**TO DO**
Write out the entries below exactly, starting at the first line and stopping after the line that contains "1.0)), zorder=2, alpha=0.9)"; skip all pictures.

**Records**
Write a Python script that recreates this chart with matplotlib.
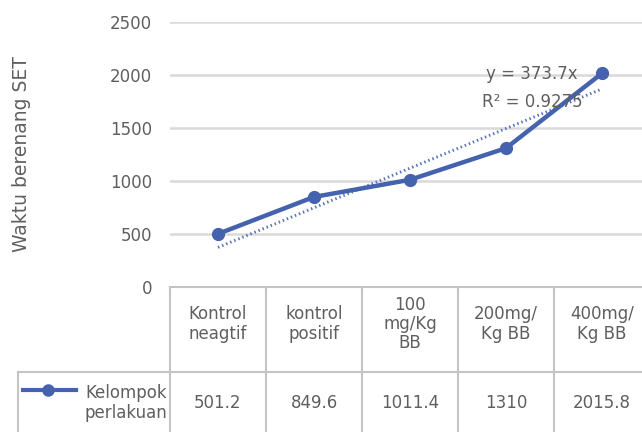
import matplotlib
matplotlib.use("Agg")
import matplotlib.pyplot as plt
import numpy as np
from matplotlib.lines import Line2D

plt.rcParams['font.family'] = ['DejaVu Sans']

categories = ["Kontrol\nneagtif", "kontrol\npositif", "100\nmg/Kg\nBB", "200mg/\nKg BB", "400mg/\nKg BB"]
values = [501.2, 849.6, 1011.4, 1310, 2015.8]
series_name = "Kelompok\nperlakuan"
y_ticks = [0, 500, 1000, 1500, 2000, 2500]
y_label = "Waktu berenang SET"

W, H = 642, 432
fig = plt.figure(figsize=(W / 100, H / 100), dpi=100)

# plot area in pixel units
left_px, right_px, top_px, bottom_px = 170, 650, 22, 287
ax = fig.add_axes([left_px / W, 1 - bottom_px / H, (right_px - left_px) / W, (bottom_px - top_px) / H])

blue = "#4462ad"
text_c = "#5f5f5f"
grid_c = "#d9d9d9"
table_c = "#c4c4c4"
fs = 12

x = np.arange(1, len(values) + 1)

# linear trendline through origin
slope = np.sum(x * np.array(values)) / np.sum(x * x)
fit = slope * x
ss_res = np.sum((np.array(values) - fit) ** 2)
ss_tot = np.sum((np.array(values) - np.mean(values)) ** 2)
r2 = 1 - ss_res / ss_tot

ax.plot(x, values, color=blue, lw=3.2, marker="o", ms=8.5, zorder=3, solid_capstyle="round")
ax.plot(x, fit, color=blue, lw=2.1, ls=(0, (0.5, 1.0)), zorder=2, alpha=0.9)

ax.set_xlim(0.5, 5.5)
ax.set_ylim(0, 2500)
ax.set_yticks(y_ticks)
ax.set_yticklabels([str(t) for t in y_ticks], fontsize=fs, color=text_c)
ax.tick_params(axis="y", length=0, pad=13)
ax.set_xticks([])
ax.grid(axis="y", color=grid_c, lw=1.8)
for s in ["top", "right", "left"]:
    ax.spines[s].set_visible(False)
ax.spines["bottom"].set_color(table_c)
ax.spines["bottom"].set_linewidth(1.5)
ax.set_axisbelow(True)

ax.set_ylabel(y_label, fontsize=13.5, color=text_c)
ax.yaxis.set_label_coords(-(left_px - 31) / (right_px - left_px), 0.5)

def fy(py):
    return 1 - py / H
def fx(px):
    return px / W

fig.text(fx(532), fy(74), f"y = {slope:.1f}x", ha="center", va="center", fontsize=fs, color=text_c, zorder=1)
fig.text(fx(532), fy(102), f"R² = {r2:.4f}", ha="center", va="center", fontsize=fs, color=text_c, zorder=1)

# data table below the plot area
sep_px = 372
trans_x = matplotlib.transforms.blended_transform_factory(ax.transData, fig.transFigure)
for edge in np.arange(0.5, len(values) + 1, 1.0):
    fig.add_artist(Line2D([edge, edge], [fy(bottom_px), fy(H + 5)], transform=trans_x, color=table_c, lw=1.5))
fig.add_artist(Line2D([fx(18), fx(W + 10)], [fy(sep_px), fy(sep_px)], color=table_c, lw=1.5))
fig.add_artist(Line2D([fx(18), fx(18)], [fy(sep_px), fy(H + 5)], color=table_c, lw=1.5))

for xi, cat, v in zip(x, categories, values):
    fig.text(xi, fy(324), cat, transform=trans_x, ha="center", va="center",
             fontsize=fs, color=text_c, linespacing=1.1)
    fig.text(xi, fy(403), f"{v:g}", transform=trans_x, ha="center", va="center",
             fontsize=fs, color=text_c)

fig.text(fx(167), fy(403), series_name, ha="right", va="center", fontsize=fs, color=text_c, linespacing=1.2)
fig.add_artist(Line2D([fx(23), fx(76)], [fy(390), fy(390)], color=blue, lw=3))
fig.add_artist(Line2D([fx(48)], [fy(390)], color=blue, marker="o", ms=8))

fig.savefig("out.png", dpi=100)
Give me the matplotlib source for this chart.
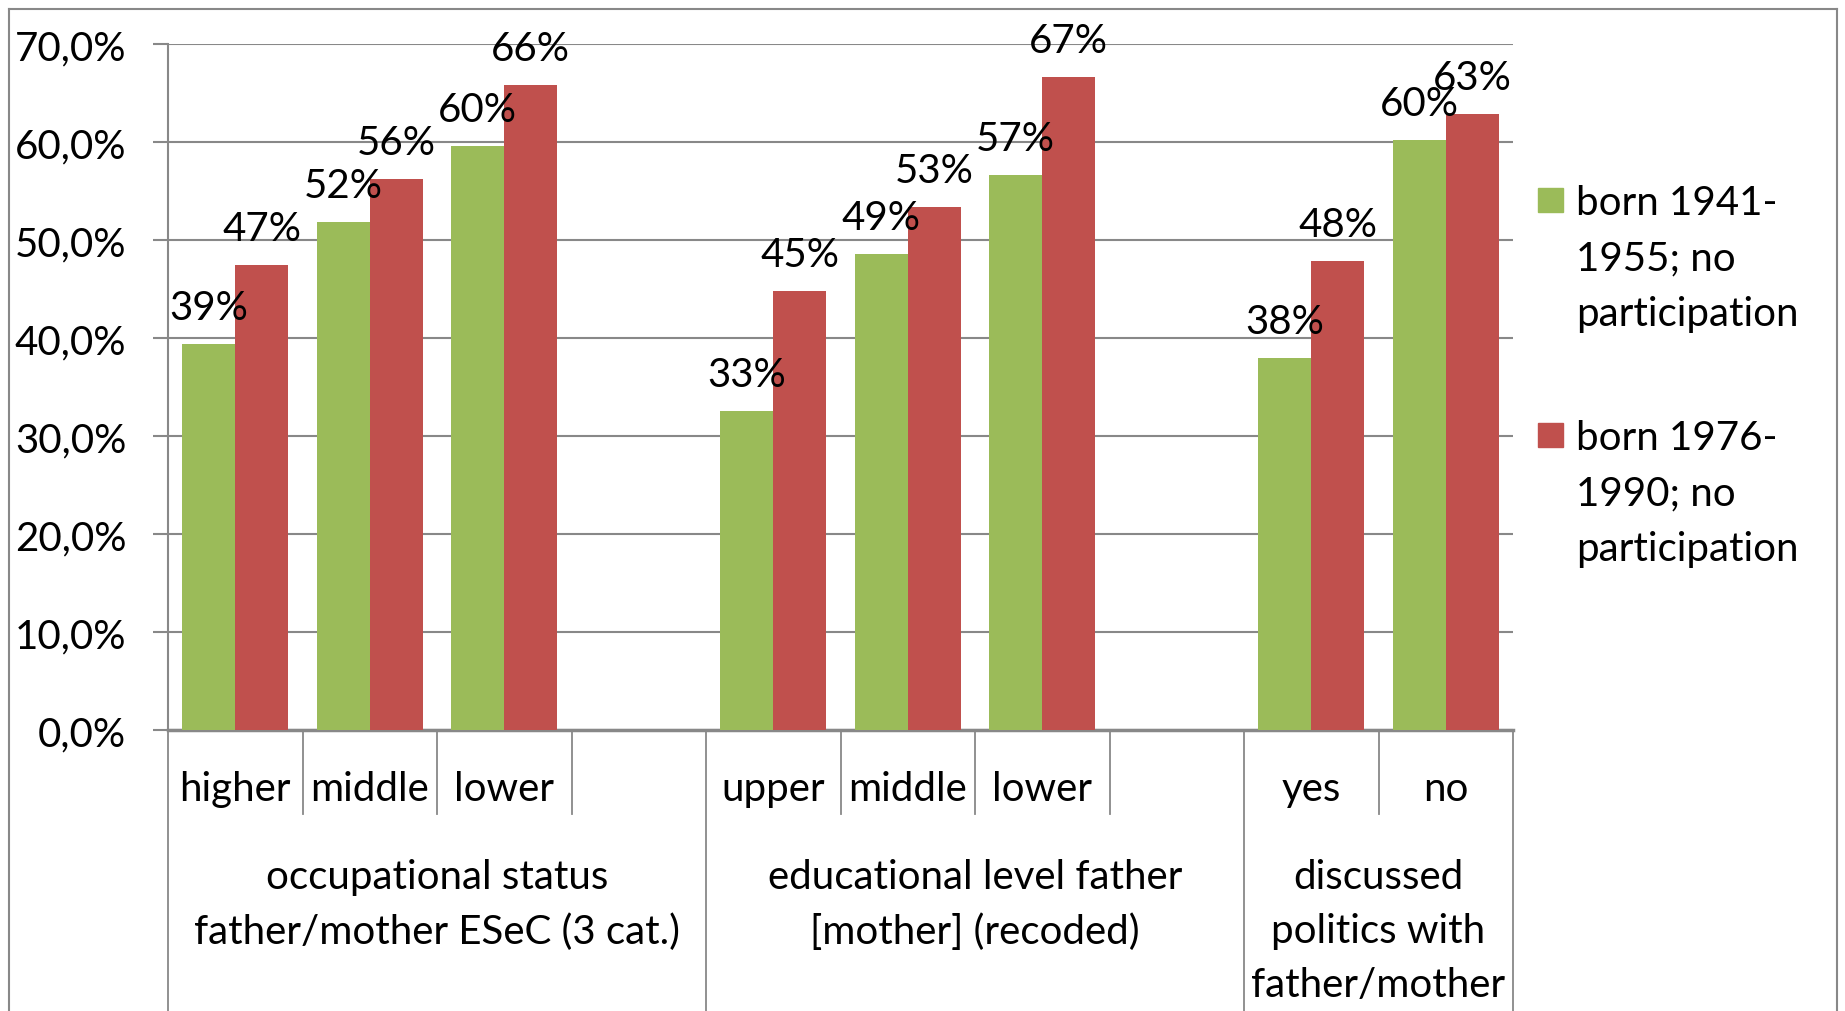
import numpy as np
import matplotlib
matplotlib.use("Agg")
import matplotlib.pyplot as plt
from matplotlib.transforms import blended_transform_factory
from matplotlib.lines import Line2D
from matplotlib.patches import Rectangle

# ---- data ----
sub_labels = ["higher", "middle", "lower", "", "upper", "middle", "lower", "", "yes", "no"]
group_labels = ["occupational status\nfather/mother ESeC (3 cat.)",
                "educational level father\n[mother] (recoded)",
                "discussed\npolitics with\nfather/mother"]
group_sizes = [4, 4, 2]
series_names = ["born 1941-\n1955; no\nparticipation",
                "born 1976-\n1990; no\nparticipation"]
green_vals = [39.4, 51.8, 59.6, np.nan, 32.6, 48.6, 56.6, np.nan, 38.0, 60.2]
red_vals = [47.4, 56.2, 65.8, np.nan, 44.8, 53.4, 66.6, np.nan, 47.9, 62.9]
yticks = [0, 10, 20, 30, 40, 50, 60, 70]
colors = ["#9BBB59", "#C0504D"]

plt.rcParams["font.family"] = ["Lato", "DejaVu Sans"]
FS = 29
GRID = "#888888"

W, H = 1845, 1012
fig = plt.figure(figsize=(W / 100, H / 100), dpi=100)
ax_left, ax_right, ax_top, ax_bot = 168, 1513, 45, 731
ax = fig.add_axes([ax_left / W, 1 - ax_bot / H, (ax_right - ax_left) / W, (ax_bot - ax_top) / H])

x = np.arange(len(sub_labels))
bw = 0.395
for vals, col, off in [(green_vals, colors[0], -bw / 2), (red_vals, colors[1], bw / 2)]:
    v = np.array(vals)
    ax.bar(x + off, v, width=bw, color=col, zorder=3)
    for xi, vi in zip(x, v):
        if np.isnan(vi):
            continue
        ax.annotate(f"{vi:.0f}%", (xi + off, vi), xytext=(0, 18), textcoords="offset points",
                    ha="center", va="baseline", fontsize=FS, zorder=5)

ax.set_xlim(-0.5, len(sub_labels) - 0.5)
ax.set_ylim(0, 70)
ax.set_yticks(yticks)
ax.set_yticklabels([f"{t:.1f}".replace(".", ",") + "%" for t in yticks], fontsize=FS)
ax.grid(axis="y", color=GRID, lw=1.5, zorder=0)
ax.tick_params(axis="y", length=11, width=1.5, color=GRID, pad=19)
ax.set_xticks([])
for s in ["top", "right"]:
    ax.spines[s].set_visible(False)
ax.spines["left"].set_color(GRID)
ax.spines["left"].set_linewidth(1.5)
ax.spines["bottom"].set_color(GRID)
ax.spines["bottom"].set_linewidth(2.5)

trans = blended_transform_factory(ax.transData, ax.transAxes)
ah = ax_bot - ax_top
def ay(px):
    return -(px - ax_bot) / ah

# sub labels
for xi, lab in zip(x, sub_labels):
    if lab:
        ax.text(xi, ay(790), lab, transform=trans, ha="center", va="center", fontsize=FS)

# separators
bounds = np.cumsum([0] + group_sizes) - 0.5
for b in np.arange(-0.5, len(sub_labels)):
    if b in bounds:
        y_end = ay(H + 5)
    else:
        y_end = ay(815)
    ax.add_line(Line2D([b, b], [0, y_end], transform=trans, color=GRID, lw=1.3, clip_on=False))

# group labels
centers = [(bounds[i] + bounds[i + 1]) / 2 for i in range(len(group_sizes))]
for c, lab in zip(centers, group_labels):
    ax.text(c, ay(859), lab, transform=trans, ha="center", va="top", fontsize=FS,
            linespacing=1.56)

# legend (manual)
for i, (name, col) in enumerate(zip(series_names, colors)):
    ytop = [189, 424][i]
    fig.patches.append(Rectangle((1538 / W, 1 - (ytop + 24) / H), 25 / W, 24 / H,
                                 transform=fig.transFigure, color=col))
    fig.text(1576 / W, 1 - (ytop - 4) / H, name, ha="left", va="top", fontsize=FS,
             linespacing=1.62)

# outer frame
fig.add_artist(Line2D([9 / W, 9 / W], [0, 1 - 10 / H], transform=fig.transFigure, color=GRID, lw=1.5))
fig.add_artist(Line2D([9 / W, 1837 / W], [1 - 10 / H, 1 - 10 / H], transform=fig.transFigure, color=GRID, lw=1.5))
fig.add_artist(Line2D([1837 / W, 1837 / W], [0, 1 - 10 / H], transform=fig.transFigure, color=GRID, lw=1.5))

fig.savefig("out.png", dpi=100)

**CORRECT OUTPUT**
Write a Python script that recreates this chart with matplotlib.
import matplotlib
matplotlib.use("Agg")
import matplotlib.pyplot as plt
import numpy as np
from matplotlib.lines import Line2D

plt.rcParams['font.family'] = ['DejaVu Sans']

categories = ["Kontrol\nneagtif", "kontrol\npositif", "100\nmg/Kg\nBB", "200mg/\nKg BB", "400mg/\nKg BB"]
values = [501.2, 849.6, 1011.4, 1310, 2015.8]
series_name = "Kelompok\nperlakuan"
y_ticks = [0, 500, 1000, 1500, 2000, 2500]
y_label = "Waktu berenang SET"

W, H = 642, 432
fig = plt.figure(figsize=(W / 100, H / 100), dpi=100)

# plot area in pixel units
left_px, right_px, top_px, bottom_px = 170, 650, 22, 287
ax = fig.add_axes([left_px / W, 1 - bottom_px / H, (right_px - left_px) / W, (bottom_px - top_px) / H])

blue = "#4462ad"
text_c = "#5f5f5f"
grid_c = "#d9d9d9"
table_c = "#c4c4c4"
fs = 12

x = np.arange(1, len(values) + 1)

# linear trendline through origin
slope = np.sum(x * np.array(values)) / np.sum(x * x)
fit = slope * x
ss_res = np.sum((np.array(values) - fit) ** 2)
ss_tot = np.sum((np.array(values) - np.mean(values)) ** 2)
r2 = 1 - ss_res / ss_tot

ax.plot(x, values, color=blue, lw=3.2, marker="o", ms=8.5, zorder=3, solid_capstyle="round")
ax.plot(x, fit, color=blue, lw=2.1, ls=(0, (0.5, 1.0)), zorder=2, alpha=0.9)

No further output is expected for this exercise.